We’ve officially reached the halfway point of this season’s Top Chef, and while we’ve well established that hometown chef Sara Johannes hasn’t quite risen to the top level of competition yet, an equally pressing concern remains unanswered: Why don’t viewers like her?
That’s not to overblow the amount of ire Sara faces from the online trenches. She’s nowhere near as hated (she’s not even hated, per se) as Top Chef: Texas' resident bully, Heather, nor is she as divisive as John Tesar, the know-it-all jackass from last season who embodied the coke-bloat of the 80s dining scene with every fiber of his being. But Sara definitely isn’t loved, which might have more to do with a systematic problem of the long-running Bravo series’ current season than it does any of her actual actions.

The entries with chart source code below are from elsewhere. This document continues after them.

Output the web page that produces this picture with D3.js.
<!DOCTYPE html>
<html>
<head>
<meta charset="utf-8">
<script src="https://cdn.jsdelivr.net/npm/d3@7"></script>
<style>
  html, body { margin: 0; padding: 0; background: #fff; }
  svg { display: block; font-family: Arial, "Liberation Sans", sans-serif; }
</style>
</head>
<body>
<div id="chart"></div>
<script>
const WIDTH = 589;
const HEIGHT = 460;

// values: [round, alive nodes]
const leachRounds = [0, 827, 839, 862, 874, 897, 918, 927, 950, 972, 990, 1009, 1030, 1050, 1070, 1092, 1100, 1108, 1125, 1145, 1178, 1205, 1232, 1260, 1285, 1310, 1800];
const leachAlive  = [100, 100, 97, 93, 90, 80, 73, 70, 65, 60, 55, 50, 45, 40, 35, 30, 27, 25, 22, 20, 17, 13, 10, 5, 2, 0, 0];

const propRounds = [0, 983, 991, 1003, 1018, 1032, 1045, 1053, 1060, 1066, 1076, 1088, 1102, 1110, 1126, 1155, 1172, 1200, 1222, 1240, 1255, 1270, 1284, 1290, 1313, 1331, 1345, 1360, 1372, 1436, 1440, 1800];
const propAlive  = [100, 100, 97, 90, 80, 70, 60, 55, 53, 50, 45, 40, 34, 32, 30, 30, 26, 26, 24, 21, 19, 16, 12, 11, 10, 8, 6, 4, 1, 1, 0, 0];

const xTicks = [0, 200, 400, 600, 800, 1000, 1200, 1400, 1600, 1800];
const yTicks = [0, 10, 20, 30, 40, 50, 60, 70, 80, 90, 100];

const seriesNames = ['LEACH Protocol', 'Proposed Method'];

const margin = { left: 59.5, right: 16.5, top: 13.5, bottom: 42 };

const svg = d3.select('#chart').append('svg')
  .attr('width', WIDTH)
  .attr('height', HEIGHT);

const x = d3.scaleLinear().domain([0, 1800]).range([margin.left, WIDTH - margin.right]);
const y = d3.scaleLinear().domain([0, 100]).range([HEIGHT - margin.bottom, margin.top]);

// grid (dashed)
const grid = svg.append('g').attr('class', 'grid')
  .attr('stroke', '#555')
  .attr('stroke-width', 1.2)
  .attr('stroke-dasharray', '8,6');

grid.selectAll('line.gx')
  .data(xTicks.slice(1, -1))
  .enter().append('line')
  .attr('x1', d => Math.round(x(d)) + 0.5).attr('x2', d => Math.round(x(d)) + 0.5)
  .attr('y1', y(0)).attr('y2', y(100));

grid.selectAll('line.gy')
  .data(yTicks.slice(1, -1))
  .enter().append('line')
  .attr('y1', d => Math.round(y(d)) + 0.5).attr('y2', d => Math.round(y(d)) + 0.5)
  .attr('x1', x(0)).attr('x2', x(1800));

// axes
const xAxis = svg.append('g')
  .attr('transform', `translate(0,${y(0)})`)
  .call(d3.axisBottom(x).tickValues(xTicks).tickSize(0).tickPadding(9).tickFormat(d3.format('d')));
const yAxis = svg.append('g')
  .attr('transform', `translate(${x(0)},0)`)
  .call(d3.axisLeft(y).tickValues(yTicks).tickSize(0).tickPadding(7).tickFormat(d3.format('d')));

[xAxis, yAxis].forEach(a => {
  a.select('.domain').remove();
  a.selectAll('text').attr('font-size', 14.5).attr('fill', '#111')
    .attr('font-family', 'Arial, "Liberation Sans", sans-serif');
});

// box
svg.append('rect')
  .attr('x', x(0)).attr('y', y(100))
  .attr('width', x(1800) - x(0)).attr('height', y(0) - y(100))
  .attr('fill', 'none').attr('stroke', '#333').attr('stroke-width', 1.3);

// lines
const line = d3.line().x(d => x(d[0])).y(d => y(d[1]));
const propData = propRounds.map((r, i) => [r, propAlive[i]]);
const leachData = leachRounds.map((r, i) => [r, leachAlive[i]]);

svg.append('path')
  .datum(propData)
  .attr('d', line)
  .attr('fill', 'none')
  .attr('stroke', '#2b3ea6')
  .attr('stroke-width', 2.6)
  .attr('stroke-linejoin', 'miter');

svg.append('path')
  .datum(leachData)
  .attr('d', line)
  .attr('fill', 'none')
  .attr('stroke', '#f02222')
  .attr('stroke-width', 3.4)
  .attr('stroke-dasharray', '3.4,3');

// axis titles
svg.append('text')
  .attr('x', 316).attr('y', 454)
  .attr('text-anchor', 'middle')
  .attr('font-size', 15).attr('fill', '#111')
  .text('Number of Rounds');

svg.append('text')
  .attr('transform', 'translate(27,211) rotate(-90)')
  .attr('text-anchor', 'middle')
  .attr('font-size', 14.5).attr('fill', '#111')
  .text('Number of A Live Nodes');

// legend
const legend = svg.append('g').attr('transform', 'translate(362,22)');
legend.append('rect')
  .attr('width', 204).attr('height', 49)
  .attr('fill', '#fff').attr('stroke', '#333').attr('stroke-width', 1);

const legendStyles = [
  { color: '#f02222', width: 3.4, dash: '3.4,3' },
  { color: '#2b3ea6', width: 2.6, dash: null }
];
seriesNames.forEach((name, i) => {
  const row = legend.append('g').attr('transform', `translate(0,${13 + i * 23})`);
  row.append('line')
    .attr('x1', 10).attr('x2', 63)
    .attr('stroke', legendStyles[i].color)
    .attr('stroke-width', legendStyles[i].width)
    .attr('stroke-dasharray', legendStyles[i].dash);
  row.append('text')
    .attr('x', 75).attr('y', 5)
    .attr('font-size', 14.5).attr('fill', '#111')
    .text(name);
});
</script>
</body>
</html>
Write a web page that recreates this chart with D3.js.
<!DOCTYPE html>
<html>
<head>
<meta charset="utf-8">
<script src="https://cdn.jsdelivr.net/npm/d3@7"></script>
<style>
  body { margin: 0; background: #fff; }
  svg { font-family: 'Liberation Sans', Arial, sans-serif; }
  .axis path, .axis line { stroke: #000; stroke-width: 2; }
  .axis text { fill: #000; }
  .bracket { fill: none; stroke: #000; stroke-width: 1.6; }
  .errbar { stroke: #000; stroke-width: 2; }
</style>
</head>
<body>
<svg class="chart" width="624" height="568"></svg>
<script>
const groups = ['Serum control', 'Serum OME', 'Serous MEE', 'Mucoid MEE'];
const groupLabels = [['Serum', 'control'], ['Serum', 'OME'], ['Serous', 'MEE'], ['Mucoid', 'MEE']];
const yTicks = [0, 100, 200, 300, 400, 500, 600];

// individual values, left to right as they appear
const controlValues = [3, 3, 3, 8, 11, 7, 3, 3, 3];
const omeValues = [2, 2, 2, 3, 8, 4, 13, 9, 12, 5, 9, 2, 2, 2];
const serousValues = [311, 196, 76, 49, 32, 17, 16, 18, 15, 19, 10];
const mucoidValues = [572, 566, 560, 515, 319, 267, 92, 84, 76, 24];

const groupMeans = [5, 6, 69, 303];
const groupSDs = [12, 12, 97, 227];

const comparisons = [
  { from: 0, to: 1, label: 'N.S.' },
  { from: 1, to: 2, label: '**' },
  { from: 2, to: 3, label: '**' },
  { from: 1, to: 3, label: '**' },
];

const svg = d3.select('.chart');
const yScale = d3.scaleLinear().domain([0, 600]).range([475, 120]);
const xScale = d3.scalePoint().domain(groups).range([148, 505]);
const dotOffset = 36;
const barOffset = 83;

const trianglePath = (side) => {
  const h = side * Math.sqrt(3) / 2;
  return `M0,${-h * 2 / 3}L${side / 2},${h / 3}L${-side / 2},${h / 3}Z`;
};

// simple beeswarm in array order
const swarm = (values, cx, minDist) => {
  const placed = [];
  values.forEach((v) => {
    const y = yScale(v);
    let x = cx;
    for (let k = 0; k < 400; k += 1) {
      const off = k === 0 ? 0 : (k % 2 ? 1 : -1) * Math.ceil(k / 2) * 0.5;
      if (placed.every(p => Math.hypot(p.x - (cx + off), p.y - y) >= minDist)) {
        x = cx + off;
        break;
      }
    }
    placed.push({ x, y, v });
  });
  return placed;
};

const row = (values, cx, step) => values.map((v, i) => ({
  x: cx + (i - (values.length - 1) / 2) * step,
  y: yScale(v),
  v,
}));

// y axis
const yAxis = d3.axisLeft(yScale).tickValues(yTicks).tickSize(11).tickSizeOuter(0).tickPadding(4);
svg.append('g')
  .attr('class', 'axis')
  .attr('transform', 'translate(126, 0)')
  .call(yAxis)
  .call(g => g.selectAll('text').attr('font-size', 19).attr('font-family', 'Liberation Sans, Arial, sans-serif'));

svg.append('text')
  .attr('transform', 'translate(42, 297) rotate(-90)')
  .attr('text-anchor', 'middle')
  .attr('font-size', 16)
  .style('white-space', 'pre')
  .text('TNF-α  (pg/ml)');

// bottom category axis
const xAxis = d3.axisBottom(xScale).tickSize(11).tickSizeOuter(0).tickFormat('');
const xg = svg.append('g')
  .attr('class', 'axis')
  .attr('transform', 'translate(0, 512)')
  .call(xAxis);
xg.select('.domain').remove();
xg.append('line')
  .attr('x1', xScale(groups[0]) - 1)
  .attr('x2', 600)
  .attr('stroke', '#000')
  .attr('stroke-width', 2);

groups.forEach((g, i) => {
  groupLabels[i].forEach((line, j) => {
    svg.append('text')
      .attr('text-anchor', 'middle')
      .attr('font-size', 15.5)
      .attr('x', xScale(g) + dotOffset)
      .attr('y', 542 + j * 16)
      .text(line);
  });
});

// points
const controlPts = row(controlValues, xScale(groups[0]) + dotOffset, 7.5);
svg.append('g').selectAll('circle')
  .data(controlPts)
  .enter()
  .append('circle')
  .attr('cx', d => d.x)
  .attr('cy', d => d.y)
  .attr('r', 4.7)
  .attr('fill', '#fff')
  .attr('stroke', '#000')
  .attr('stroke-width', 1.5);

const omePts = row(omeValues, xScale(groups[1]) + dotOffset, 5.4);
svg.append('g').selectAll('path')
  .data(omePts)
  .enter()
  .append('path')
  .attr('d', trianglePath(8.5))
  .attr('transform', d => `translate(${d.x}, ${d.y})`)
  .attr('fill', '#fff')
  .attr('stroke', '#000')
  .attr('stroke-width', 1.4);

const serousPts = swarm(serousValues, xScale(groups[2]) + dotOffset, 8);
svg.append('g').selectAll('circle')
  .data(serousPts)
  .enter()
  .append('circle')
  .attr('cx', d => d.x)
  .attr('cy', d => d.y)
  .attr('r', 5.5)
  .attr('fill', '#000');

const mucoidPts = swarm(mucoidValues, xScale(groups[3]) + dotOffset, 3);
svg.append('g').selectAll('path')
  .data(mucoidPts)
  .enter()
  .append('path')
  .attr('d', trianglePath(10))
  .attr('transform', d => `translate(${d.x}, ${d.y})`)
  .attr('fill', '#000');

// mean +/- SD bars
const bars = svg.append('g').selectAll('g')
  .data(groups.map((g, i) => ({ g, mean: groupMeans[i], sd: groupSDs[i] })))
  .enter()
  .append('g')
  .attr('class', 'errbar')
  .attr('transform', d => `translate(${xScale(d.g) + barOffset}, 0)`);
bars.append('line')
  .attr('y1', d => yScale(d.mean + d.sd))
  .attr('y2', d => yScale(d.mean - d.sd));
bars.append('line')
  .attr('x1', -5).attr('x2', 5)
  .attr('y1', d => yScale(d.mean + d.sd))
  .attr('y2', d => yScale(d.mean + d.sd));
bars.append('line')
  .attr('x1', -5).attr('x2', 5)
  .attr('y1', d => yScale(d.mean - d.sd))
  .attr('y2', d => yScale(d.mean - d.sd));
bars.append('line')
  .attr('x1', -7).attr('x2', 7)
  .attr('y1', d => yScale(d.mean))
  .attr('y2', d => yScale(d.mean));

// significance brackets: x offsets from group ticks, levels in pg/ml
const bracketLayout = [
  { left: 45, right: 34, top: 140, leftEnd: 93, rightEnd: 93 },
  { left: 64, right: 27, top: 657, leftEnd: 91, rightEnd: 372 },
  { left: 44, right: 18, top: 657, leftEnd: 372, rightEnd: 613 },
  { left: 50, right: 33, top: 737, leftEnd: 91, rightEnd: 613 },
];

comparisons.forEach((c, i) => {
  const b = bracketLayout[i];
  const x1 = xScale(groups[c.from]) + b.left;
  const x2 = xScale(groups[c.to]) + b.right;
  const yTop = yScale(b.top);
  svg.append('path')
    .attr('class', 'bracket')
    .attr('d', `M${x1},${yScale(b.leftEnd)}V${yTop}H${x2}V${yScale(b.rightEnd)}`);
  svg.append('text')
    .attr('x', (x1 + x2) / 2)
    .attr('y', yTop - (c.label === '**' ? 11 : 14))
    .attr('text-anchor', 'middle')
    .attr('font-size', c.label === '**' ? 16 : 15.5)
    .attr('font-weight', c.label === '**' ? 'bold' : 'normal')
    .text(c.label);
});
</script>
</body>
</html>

I appreciate that Top Chef producers don’t feel the need to manufacture as much fake drama as any version of The Real Housewives franchise would, but I’d also bet you’d be hard pressed to find any dedicated Top Chef fan who would rank this season as one of their favorites. There are a number of problems: few chefs outside of Nina have broken away from the pack, challenges have been middling at best, and very little kitchen drama outside of a grill fire has been generated. With creepy Michael and pretty boy Jason eliminated after just a few episodes, this has turned into the Top Chef season without a true villain, which might just have made Sara one by default.
But what has Sara really done to deserve the rude online comments and tweets? Her personality troubles seem to have festered in the fourth episode, in which the chefs were asked to work in teams to create Vietnamese dishes. It was in this episode that show editors started threading together their very flimsy “Bossy Sara” narrative, a label that originated when Sara’s barking orders in a supermarket rush apparently ended with a key ingredient being left out of the cart.
The fact that Sara had her worst showing in an Asian challenge (Shoyu, where Sara is an executive chef, is a modern Japanese restaurant) also lost her viewer support. Following the episode, Television Without Pity commenter Gagic wrote in the site's forums, “Sara was awful as well. So controlling and know-it-all because she works at an Asian restaurant. Then she screws up cooking rice. Her stupid hair and fake crying can't cover up her lack of basic cooking skills.” Yikes – and that’s before the next commenter accuses her style of Asian food of being like a “fancy Panda Express.”
Since then, Sara has been shown voicing a few strong opinions about food and offering Louis some unwanted advice about how to butcher a pig. Could these moments be read as bossy and rude? Objectively so - but Sara’s sour notes thus far appear to come more from dissatisfaction in her own performance than they do spiteful jealousy or pot-stirring. I don’t consider a cheftestant a true Top Chef villain until they start claiming winning dishes actually sucked or insisting that they’re more talented than anyone else in the competition, regardless of what the judges have to say. Sara hasn’t done anything of the sor yet, which is why the “Sara as antagonist” narrative just isn’t sticking to the ribs.
Still, without a top three showing since the first episode, a good chunk of the hostility and/or ambivalence around Sara could just be viewer impatience in anticipating her elimination. If Sara wants to gain some fans, the first and easiest step is to impress us with some high-caliber dishes.
Top Chef: New Orleans airs Wednesdays at 9 pm on Bravo.